● **The exercise**: Return the lines that follow, exactly as they appear, from the first through the one containing "var psychSplit = 0.1;"; no pictures are to be included.

● **Collected data**:
>> BEGIN
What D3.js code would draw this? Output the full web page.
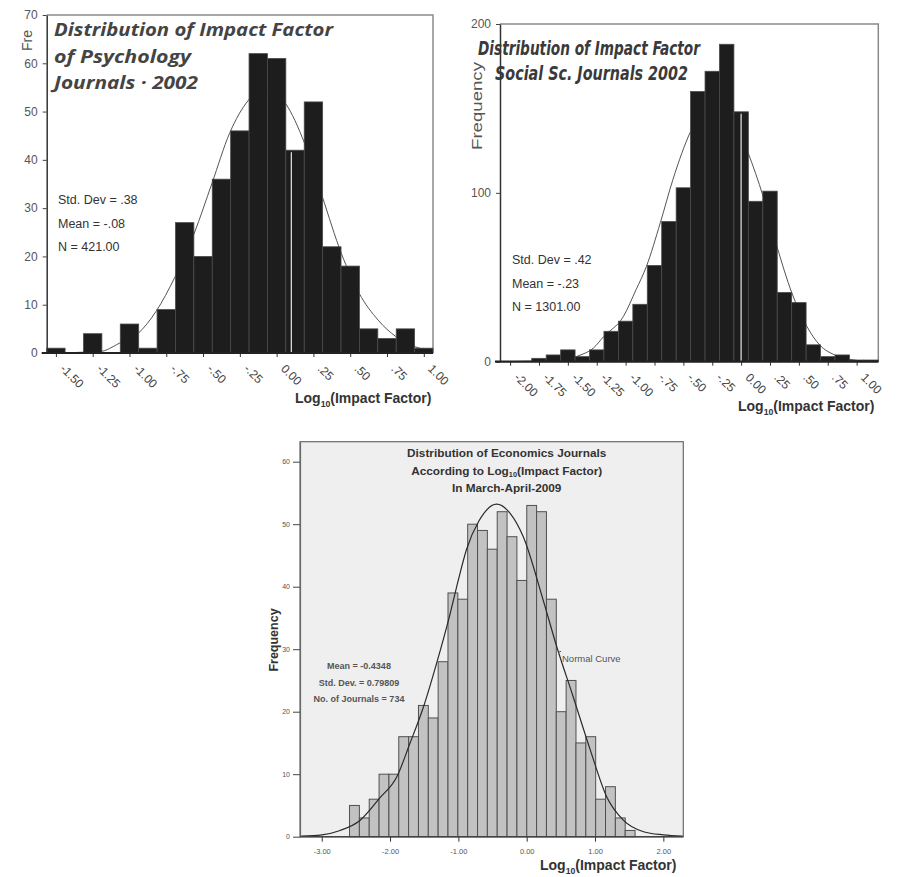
<!DOCTYPE html>
<html>
<head>
<meta charset="utf-8">
<script src="https://cdnjs.cloudflare.com/ajax/libs/d3/7.8.5/d3.min.js"></script>
<style>
  body { margin: 0; background: #fff; }
  svg { display: block; font-family: "Liberation Sans", Arial, sans-serif; }
</style>
</head>
<body>
<div id="viz"></div>
<script>
// ---- psychology journals 2002 (top left)
var psychCounts = [1, 0, 4, 0, 6, 1, 9, 27, 20, 36, 46, 62, 61, 42, 52, 22, 18, 5, 3, 5, 1];
var psychBinStart = -1.5625, psychBinWidth = 0.125;
var psychTicks = [-1.5, -1.25, -1, -0.75, -0.5, -0.25, 0, 0.25, 0.5, 0.75, 1];
var psychTickLabels = ['-1.50', '-1.25', '-1.00', '-.75', '-.50', '-.25', '0.00', '.25', '.50', '.75', '1.00'];
var psychYTicks = [0, 10, 20, 30, 40, 50, 60, 70];
var psychCurveX = [-1.56, -1.2, -1.07, -0.94, -0.82, -0.69, -0.56, -0.44, -0.32, -0.19, -0.08, 0.06, 0.19, 0.31, 0.44, 0.56, 0.69, 0.81, 0.94, 1.06];
var psychCurveY = [0, 0.3, 2.0, 4.1, 8.6, 15.8, 24.8, 35.1, 45.5, 52.4, 54.8, 51.7, 43.4, 32.4, 20.6, 12.4, 6.8, 3.4, 1.3, 0.5];
var psychTitle = ['Distribution of Impact Factor', 'of Psychology', 'Journals \u00b7 2002'];
var psychStats = ['Std. Dev = .38', 'Mean = -.08', 'N = 421.00'];
var psychSplit = 0.1;

// ---- social science journals 2002 (top right)
var socialCounts = [0, 0, 2, 4, 7, 3, 7, 18, 24, 34, 57, 83, 103, 160, 172, 188, 148, 95, 101, 41, 35, 10, 3, 4, 1, 1];
var socialBinStart = -2.0625, socialBinWidth = 0.125;
var socialTicks = [-2, -1.75, -1.5, -1.25, -1, -0.75, -0.5, -0.25, 0, 0.25, 0.5, 0.75, 1];
var socialTickLabels = ['-2.00', '-1.75', '-1.50', '-1.25', '-1.00', '-.75', '-.50', '-.25', '0.00', '.25', '.50', '.75', '1.00'];
var socialYTicks = [0, 100, 200];
var socialCurveX = [-2.06, -1.6, -1.37, -1.28, -1.19, -1.02, -0.91, -0.82, -0.70, -0.59, -0.44, -0.31, -0.23, -0.07, 0.06, 0.19, 0.31, 0.44, 0.57, 0.68, 0.81, 0.94, 1.08, 1.19];
var socialCurveY = [0, 1, 4.5, 8, 14.9, 26.7, 42.6, 56.4, 82.2, 108, 136, 151.5, 154.5, 145.6, 123.8, 98, 68.3, 40.6, 20.8, 9.9, 4, 1.4, 0.3, 0.1];
var socialTitle = ['Distribution of Impact Factor', 'Social Sc. Journals 2002'];
var socialStats = ['Std. Dev = .42', 'Mean = -.23', 'N = 1301.00'];
var socialSplit = 0.0;

// ---- economics journals 2009 (bottom)
var econCounts = [5, 3, 6, 10, 10, 16, 16, 21, 19, 28, 39, 38, 50, 49, 46, 52, 48, 41, 53, 52, 38, 20, 25, 15, 16, 6, 8, 3, 1];
var econBinStart = -2.593, econBinWidth = 0.1441;
var econTicks = [-3, -2, -1, 0, 1, 2];
var econTickLabels = ['-3.00', '-2.00', '-1.00', '0.00', '1.00', '2.00'];
var econYTicks = [0, 10, 20, 30, 40, 50, 60];
var econCurveX = [-3.3, -3.0, -2.73, -2.44, -2.15, -1.9, -1.71, -1.51, -1.32, -1.12, -1.0, -0.88, -0.7, -0.44, -0.24, -0.05, 0.24, 0.44, 0.68, 0.93, 1.17, 1.41, 1.71, 2.0, 2.28];
var econCurveY = [0.1, 0.3, 1.0, 2.6, 6.2, 9.6, 14.9, 20.8, 27.7, 35.7, 41.1, 46, 50.5, 53.2, 51.7, 48, 37.9, 30.4, 22.4, 13.9, 6.4, 2.7, 0.8, 0.3, 0.1];
var econTitle = ['Distribution of Economics Journals', 'According to Log|10|(Impact Factor)', 'In March-April-2009'];
var econStats = ['Mean = -0.4348', 'Std. Dev. = 0.79809', 'No. of Journals = 734'];

var svg = d3.select('#viz')
            .append('svg')
            .attr('width', 899)
            .attr('height', 877);

// writes "Log|10|(...)" with the middle part as a subscript
function logText(sel, str, size) {
  str.split('|').forEach(function(part, i) {
    var t = sel.append('tspan').text(part);
    if (i == 1) t.attr('font-size', size * 0.62).attr('dy', size * 0.25);
    if (i == 2) t.attr('dy', -size * 0.25);
  });
}

function histogram(o) {
  var g = svg.append('g');

  var x = d3.scaleLinear().domain(o.xDomain).range([o.left, o.right]);
  var y = d3.scaleLinear().domain([0, o.yMax]).range([o.bottom, o.top]);

  var bins = o.counts.map(function(c, i) {
    return { x0: o.binStart + i * o.binWidth, x1: o.binStart + (i + 1) * o.binWidth, n: c };
  });

  if (o.panel) {
    g.append('rect')
     .attr('x', o.left).attr('y', o.top)
     .attr('width', o.right - o.left).attr('height', o.bottom - o.top)
     .attr('fill', '#efefef')
     .attr('stroke', '#6a6a6a')
     .attr('stroke-width', 1.2);
  } else {
    g.append('path')
     .attr('d', 'M' + o.left + ',' + o.top + 'H' + o.right + 'V' + o.bottom)
     .attr('fill', 'none')
     .attr('stroke', '#8a8a8a')
     .attr('stroke-width', 1.5);
  }

  var line = d3.line()
               .x(d => x(d[0]))
               .y(d => y(d[1]))
               .curve(d3.curveMonotoneX);
  var pts = d3.zip(o.curveX, o.curveY);

  if (!o.curveOnTop) {
    g.append('path').attr('d', line(pts))
     .attr('fill', 'none').attr('stroke', '#555').attr('stroke-width', 1);
  }

  g.selectAll('rect.bar')
   .data(bins.filter(d => d.n > 0))
   .enter()
   .append('rect')
     .attr('class', 'bar')
     .attr('x', d => x(d.x0))
     .attr('y', d => y(d.n))
     .attr('width', d => x(d.x1) - x(d.x0))
     .attr('height', d => y(0) - y(d.n))
     .attr('fill', o.barFill)
     .attr('stroke', o.barStroke)
     .attr('stroke-width', o.panel ? 1 : 0.8);

  // the odd light seam inside one bar
  if (o.split != null) {
    var sb = bins.find(d => o.split >= d.x0 && o.split < d.x1);
    g.append('line')
     .attr('x1', x(o.split)).attr('x2', x(o.split))
     .attr('y1', y(sb.n) + 2).attr('y2', y(0))
     .attr('stroke', '#d8d8d8').attr('stroke-width', 1.3);
  }

  if (o.curveOnTop) {
    g.append('path').attr('d', line(pts))
     .attr('fill', 'none').attr('stroke', '#2a2a2a').attr('stroke-width', 1.2);
  }

  // y axis
  var yAxis = g.append('g')
               .attr('transform', 'translate(' + o.left + ',0)')
               .call(d3.axisLeft(y).tickValues(o.yTicks).tickSize(o.panel ? 7 : 4).tickSizeOuter(0).tickFormat(d3.format('d')));
  yAxis.select('.domain').attr('stroke', o.panel ? '#6a6a6a' : '#333').attr('stroke-width', o.panel ? 1.2 : 1.5);
  yAxis.selectAll('.tick line').attr('stroke', '#444');
  yAxis.selectAll('text')
       .attr('fill', '#555')
       .attr('font-size', o.panel ? 7 : 12)
       .attr('x', o.panel ? -10 : -9);

  // x axis
  var xAxis = g.append('g')
               .attr('transform', 'translate(0,' + o.bottom + ')')
               .call(d3.axisBottom(x).tickValues(o.ticks).tickSize(o.panel ? 5 : 4).tickSizeOuter(0)
                       .tickFormat((d, i) => o.tickLabels[i]));
  xAxis.select('.domain').remove();
  g.append('line')
   .attr('x1', o.panel ? o.left : o.left - 5).attr('x2', o.right)
   .attr('y1', o.bottom).attr('y2', o.bottom)
   .attr('stroke', o.panel ? '#444' : '#222')
   .attr('stroke-width', o.panel ? 1.4 : 2.2);
  xAxis.selectAll('.tick line').attr('stroke', '#333');
  if (o.panel) {
    xAxis.selectAll('text').attr('fill', '#555').attr('font-size', 7.5).attr('y', 12);
  } else {
    xAxis.selectAll('text')
         .attr('fill', '#444')
         .attr('font-size', 12)
         .attr('text-anchor', 'start')
         .attr('y', null).attr('dy', null)
         .attr('transform', 'translate(3,16.5) rotate(45)');
  }

  return { g: g, x: x, y: y };
}

// ================= top left
var c1 = histogram({
  left: 46.7, right: 433, top: 15, bottom: 353,
  xDomain: [-1.5625, 1.0625], yMax: 70,
  counts: psychCounts, binStart: psychBinStart, binWidth: psychBinWidth,
  ticks: psychTicks, tickLabels: psychTickLabels, yTicks: psychYTicks,
  curveX: psychCurveX, curveY: psychCurveY,
  barFill: '#1d1d1d', barStroke: '#4a4a4a', split: psychSplit
});

c1.g.append('text')
    .attr('transform', 'translate(32,51) rotate(-90)')
    .attr('font-size', 14).attr('fill', '#555')
    .text('Fre');

c1.g.selectAll('text.title')
    .data(psychTitle)
    .enter()
    .append('text')
      .attr('x', 54)
      .attr('y', (d, i) => 36 + i * 26.5)
      .attr('font-family', '"Open Sans", sans-serif')
      .attr('font-weight', 'bold').attr('font-style', 'italic')
      .attr('font-size', 17).attr('fill', '#444')
      .attr('textLength', (d, i) => [279, 137, 144][i])
      .attr('lengthAdjust', 'spacingAndGlyphs')
      .text(d => d);

c1.g.selectAll('text.stat')
    .data(psychStats)
    .enter()
    .append('text')
      .attr('x', 58)
      .attr('y', (d, i) => 204 + i * 23.5)
      .attr('font-size', 12.5).attr('fill', '#333')
      .text(d => d);

logText(c1.g.append('text').attr('x', 295).attr('y', 403)
            .attr('font-weight', 'bold').attr('font-size', 14).attr('fill', '#333'),
        'Log|10|(Impact Factor)', 14);

// ================= top right
var c2 = histogram({
  left: 500, right: 878.3, top: 24, bottom: 361.7,
  xDomain: [-2.0875, 1.1875], yMax: 200,
  counts: socialCounts, binStart: socialBinStart, binWidth: socialBinWidth,
  ticks: socialTicks, tickLabels: socialTickLabels, yTicks: socialYTicks,
  curveX: socialCurveX, curveY: socialCurveY,
  barFill: '#1d1d1d', barStroke: '#4a4a4a', split: socialSplit
});

c2.g.append('text')
    .attr('transform', 'translate(482,150) rotate(-90)')
    .attr('font-size', 15).attr('fill', '#555')
    .attr('textLength', 88).attr('lengthAdjust', 'spacingAndGlyphs')
    .text('Frequency');

c2.g.selectAll('text.title')
    .data(socialTitle)
    .enter()
    .append('text')
      .attr('x', (d, i) => [478, 495][i])
      .attr('y', (d, i) => [55, 80][i])
      .attr('font-family', '"Liberation Sans Narrow", "DejaVu Sans Condensed", sans-serif')
      .attr('font-weight', 'bold').attr('font-style', 'italic')
      .attr('font-size', 19).attr('fill', '#3a3a3a')
      .attr('textLength', (d, i) => [222, 193][i])
      .attr('lengthAdjust', 'spacingAndGlyphs')
      .text(d => d);

c2.g.selectAll('text.stat')
    .data(socialStats)
    .enter()
    .append('text')
      .attr('x', 512)
      .attr('y', (d, i) => 264 + i * 23.5)
      .attr('font-size', 12.5).attr('fill', '#333')
      .text(d => d);

logText(c2.g.append('text').attr('x', 738).attr('y', 411)
            .attr('font-weight', 'bold').attr('font-size', 14).attr('fill', '#333'),
        'Log|10|(Impact Factor)', 14);

// ================= bottom
var c3 = histogram({
  left: 300, right: 683.3, top: 441.7, bottom: 836.7,
  xDomain: [-3.318, 2.292], yMax: 63.2, panel: true, curveOnTop: true,
  counts: econCounts, binStart: econBinStart, binWidth: econBinWidth,
  ticks: econTicks, tickLabels: econTickLabels, yTicks: econYTicks,
  curveX: econCurveX, curveY: econCurveY,
  barFill: '#c2c2c2', barStroke: '#505050'
});

c3.g.selectAll('text.title')
    .data(econTitle)
    .enter()
    .append('text')
      .attr('x', 506.7)
      .attr('y', (d, i) => 457 + i * 17.5)
      .attr('text-anchor', 'middle')
      .attr('font-weight', 'bold')
      .attr('font-size', 11.8).attr('fill', '#333')
      .each(function(d) { logText(d3.select(this), d, 11.8); });

c3.g.selectAll('text.stat')
    .data(econStats)
    .enter()
    .append('text')
      .attr('x', 359)
      .attr('y', (d, i) => 669 + i * 16.5)
      .attr('text-anchor', 'middle')
      .attr('font-weight', 'bold')
      .attr('font-size', 9).attr('fill', '#555')
      .text(d => d);

c3.g.append('text')
    .attr('transform', 'translate(278,640) rotate(-90)')
    .attr('text-anchor', 'middle')
    .attr('font-weight', 'bold').attr('font-size', 12.5).attr('fill', '#333')
    .text('Frequency');

// "Normal Curve" call-out next to the curve
c3.g.append('line')
    .attr('x1', c3.x(0.46)).attr('y1', c3.y(29.5))
    .attr('x2', 561).attr('y2', c3.y(29.5) - 1)
    .attr('stroke', '#555').attr('stroke-width', 1);
c3.g.append('text')
    .attr('x', 562).attr('y', 662)
    .attr('font-size', 9.5).attr('fill', '#555')
    .text('Normal Curve');

logText(c3.g.append('text').attr('x', 540).attr('y', 870)
            .attr('font-weight', 'bold').attr('font-size', 14).attr('fill', '#333'),
        'Log|10|(Impact Factor)', 14);
</script>
</body>
</html>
>> END
● **Response to this exercise**:
What D3.js code would draw this? Output the full web page.
<!DOCTYPE html>
<html>
<head>
<meta charset="utf-8">
<script src="https://cdnjs.cloudflare.com/ajax/libs/d3/7.8.5/d3.min.js"></script>
<style>
  body { margin: 0; background: #fff; }
  svg { display: block; font-family: "Liberation Sans", Arial, sans-serif; }
</style>
</head>
<body>
<div id="viz"></div>
<script>
// ---- psychology journals 2002 (top left)
var psychCounts = [1, 0, 4, 0, 6, 1, 9, 27, 20, 36, 46, 62, 61, 42, 52, 22, 18, 5, 3, 5, 1];
var psychBinStart = -1.5625, psychBinWidth = 0.125;
var psychTicks = [-1.5, -1.25, -1, -0.75, -0.5, -0.25, 0, 0.25, 0.5, 0.75, 1];
var psychTickLabels = ['-1.50', '-1.25', '-1.00', '-.75', '-.50', '-.25', '0.00', '.25', '.50', '.75', '1.00'];
var psychYTicks = [0, 10, 20, 30, 40, 50, 60, 70];
var psychCurveX = [-1.56, -1.2, -1.07, -0.94, -0.82, -0.69, -0.56, -0.44, -0.32, -0.19, -0.08, 0.06, 0.19, 0.31, 0.44, 0.56, 0.69, 0.81, 0.94, 1.06];
var psychCurveY = [0, 0.3, 2.0, 4.1, 8.6, 15.8, 24.8, 35.1, 45.5, 52.4, 54.8, 51.7, 43.4, 32.4, 20.6, 12.4, 6.8, 3.4, 1.3, 0.5];
var psychTitle = ['Distribution of Impact Factor', 'of Psychology', 'Journals \u00b7 2002'];
var psychStats = ['Std. Dev = .38', 'Mean = -.08', 'N = 421.00'];
var psychSplit = 0.1;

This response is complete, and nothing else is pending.